Cybersecurity · Practice and strategy

Cybersecurity Practice and Strategy revision

Review the key terms, check questions, and outcomes from every module in this stage.

Module 1: Secure SDLC

Security becomes real when it is built into how work ships.

  • 1 Explain what a secure SDLC is and what it is not
  • 2 Choose a small set of gates that catch the right failures early
  • 3 Write controls that are verifiable through evidence
What is the point of a secure SDLC

To build safety and verification into delivery so failures are caught early and contained fast, without relying on heroics.

Module 2: Exposure reduction and zero trust

Zero trust is simple.

  • 1 Explain trust boundaries and blast radius in plain language
  • 2 Map implicit trust and remove the highest risk edges
  • 3 Plan layered controls with ownership and logging
zero trust
Design where no implicit trust is granted based on network location
microsegment
Breaking systems into small zones with tight policy
Scenario. One service is compromised. What architecture choice most reduces 'how far the attacker can go'

Segmentation and least privilege. Microsegmentation and scoped identities limit lateral movement and blast radius.
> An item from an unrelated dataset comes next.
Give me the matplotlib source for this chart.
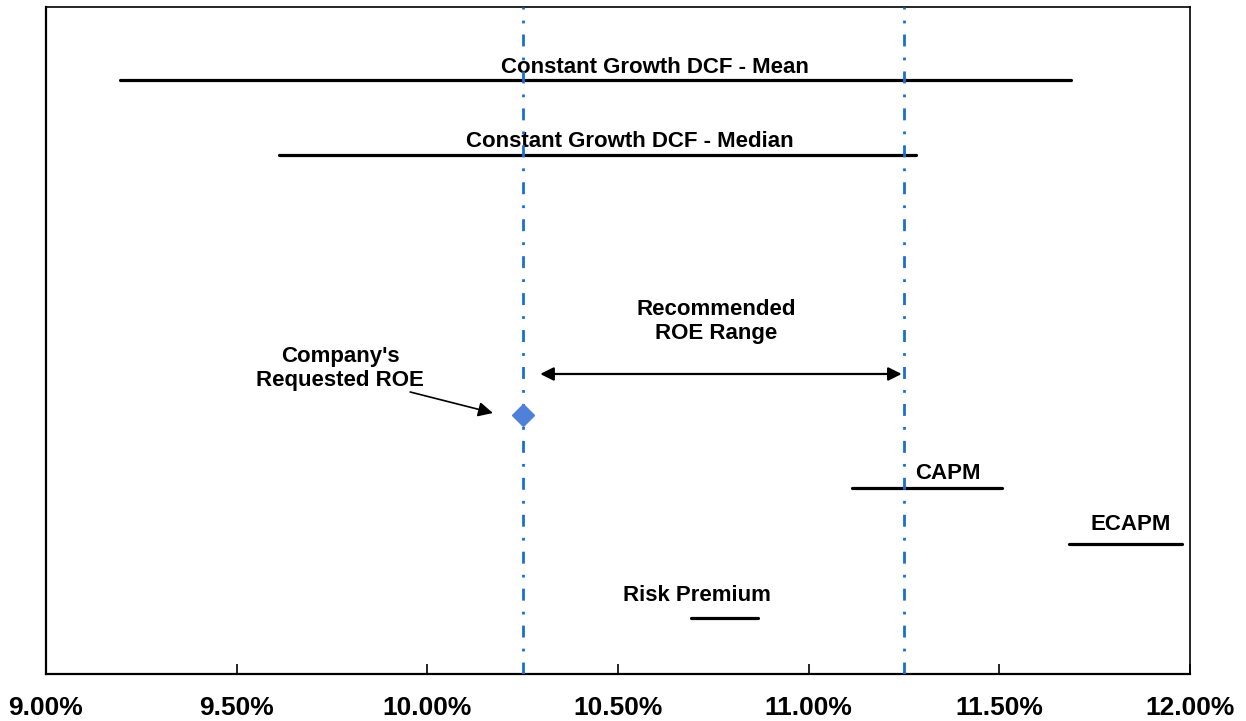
import numpy as np
import matplotlib.pyplot as plt
from matplotlib.ticker import FuncFormatter

plt.rcParams['font.family'] = ['Liberation Sans', 'DejaVu Sans']

# ranges (ROE %), y level on a 0-10 scale
range_names = ['Constant Growth DCF - Mean', 'Constant Growth DCF - Median', 'CAPM', 'ECAPM', 'Risk Premium']
range_lo = [9.194, 9.611, 11.114, 11.683, 10.692]
range_hi = [11.688, 11.282, 11.507, 11.979, 10.867]
range_y = [8.906, 7.781, 2.789, 1.949, 0.840]
label_x = [10.597, 10.532, 11.279, 11.738, 10.707]
label_y = [9.10, 7.99, 3.01, 2.24, 1.17]
label_ha = ['center', 'center', 'left', 'left', 'center']

requested_roe = 10.25
requested_y = 3.883
rec_lo, rec_hi = 10.25, 11.25
rec_arrow_y = 4.498

fig = plt.figure(figsize=(12.46, 7.21), dpi=100)
ax = fig.add_axes([46/1246, (721-674)/721, (1190-46)/1246, (674-7)/721])

for lo, hi, y in zip(range_lo, range_hi, range_y):
    ax.plot([lo, hi], [y, y], color='black', lw=2.3, solid_capstyle='round', zorder=3)
for name, x, y, ha in zip(range_names, label_x, label_y, label_ha):
    ax.text(x, y, name, ha=ha, va='center', fontsize=16, fontweight='bold')

# recommended range boundaries
for xv in [rec_lo, rec_hi]:
    ax.axvline(xv, color='#1a6fd0', lw=2, ls=(0, (4.3, 4.0, 1.0, 4.0)), zorder=4)

ax.annotate('', xy=(rec_hi - 0.006, rec_arrow_y), xytext=(rec_lo + 0.046, rec_arrow_y),
            arrowprops=dict(arrowstyle='<|-|>', color='black', lw=1.6, mutation_scale=20,
                            shrinkA=0, shrinkB=0))
ax.text(10.757, 5.29, 'Recommended\nROE Range', ha='center', va='center',
        fontsize=16, fontweight='bold', linespacing=1.2)

ax.plot([requested_roe], [requested_y], marker='D', color='#4f81d8', markersize=11, zorder=5)
ax.text(9.771, 4.58, "Company's\nRequested ROE", ha='center', va='center',
        fontsize=16, fontweight='bold', linespacing=1.2)
ax.annotate('', xy=(10.172, 3.913), xytext=(9.955, 4.228),
            arrowprops=dict(arrowstyle='-|>', color='black', lw=1.2, mutation_scale=22,
                            shrinkA=0, shrinkB=0))

ax.set_xlim(9.0, 12.0)
ax.set_ylim(0, 10)
ax.set_xticks(np.arange(9.0, 12.01, 0.5))
ax.xaxis.set_major_formatter(FuncFormatter(lambda v, p: '{:.2f}%'.format(v)))
ax.tick_params(axis='x', direction='in', length=7, width=1.2, labelsize=19, pad=16)
for lab in ax.get_xticklabels():
    lab.set_fontweight('bold')
ax.set_yticks([])
for s in ax.spines.values():
    s.set_linewidth(1.2)
ax.spines['left'].set_linewidth(1.6)
ax.spines['bottom'].set_linewidth(1.6)

plt.savefig('out.png')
Module 3: Runtime and cloud security

Crypto is only useful when it is applied correctly.

  • 1 Explain why certificate validation matters and what should fail closed
  • 2 Spot common protocol weaknesses that create false safety
  • 3 Write a short crypto policy with rotation and exception rules
cipher suite
set of algorithms for key exchange, encryption and integrity
certificate authority
trusted issuer of certificates
mutual TLS
Both client and server present certificates
Scenario. A team proposes skipping certificate validation to unblock an integration. What is the correct response

Treat it as a serious risk. Fix trust properly with correct CA roots, renewal automation, and hostname verification. Bypassing validation turns encryption into a false sense of safety.

Module 4: Supply chain security

Supply chain risk is the uncomfortable truth that you inherit other people’s security decisions.

  • 1 Explain why dependencies and vendors are part of your system
  • 2 Choose controls for provenance, isolation, and rollback
  • 3 Reduce blast radius in CI and build pipelines
What is supply chain risk in security

Risk introduced through third parties such as dependencies, build tools, vendors, and services you rely on.

Module 5: Vulnerability management

Vulnerability management is not a panic feed.

  • 1 Prioritise vulnerabilities using exposure, impact, and exploit signals
  • 2 Choose containment when patching is not possible yet
  • 3 Record decisions so you can defend them later
What is the goal of vulnerability management

To reduce risk through prioritised remediation and sensible compensating controls.

Module 6: Detection and incident response

Detection closes the gap between compromise and action.

  • 1 Explain the detection and response loop and who owns each step
  • 2 Build a timeline that supports scope and containment decisions
  • 3 Tune detections with an explicit trade off between noise and misses
SIEM
Security information and event management (SIEM), a platform that collects and correlates security events
SOC
security operations centre (SOC), a team that monitors and responds
dwell time
how long an attacker stays unnoticed
Scenario. Your SIEM fires constantly and nobody trusts it. What should you do

Reduce noise. Tune rules, add context, tie alerts to playbooks and owners, and prioritise a small set of high value detections first.

Module 7: Privacy, ethics, and auditability

This section is the glue.

  • 1 Explain the difference between policy, standard, procedure, and control
  • 2 Map controls to a framework to make gaps and coverage visible
  • 3 Choose metrics that measure outcomes rather than comfort
security theatre
activity that looks reassuring but does not reduce real risk
control effectiveness
whether a control changes outcomes, not whether it exists on paper
Why use a framework such as NIST CSF 2.0

It provides shared language and coverage across Govern, Identify, Protect, Detect, Respond and Recover, making gaps and priorities easier to communicate.

Module 8: System ilities

System ilities are the properties that decide whether you survive a bad day.

  • 1 Explain attacker economics and how defenders change cost of attack
  • 2 Run a simple failure analysis without blame
  • 3 Turn lessons learned into a concrete system change
What do attackers typically optimise for

Low cost and high probability of success, not perfect technique.

Module 9: Capstone professional practice

Pick one system you understand.

  • 1 Produce a defensible pack that links risks, controls, and evidence
  • 2 Explain your security posture to a non technical stakeholder
  • 3 Choose what to do next quarter and why
What makes a capstone defensible

Clear scope, clear risk choices, and clear evidence you can show.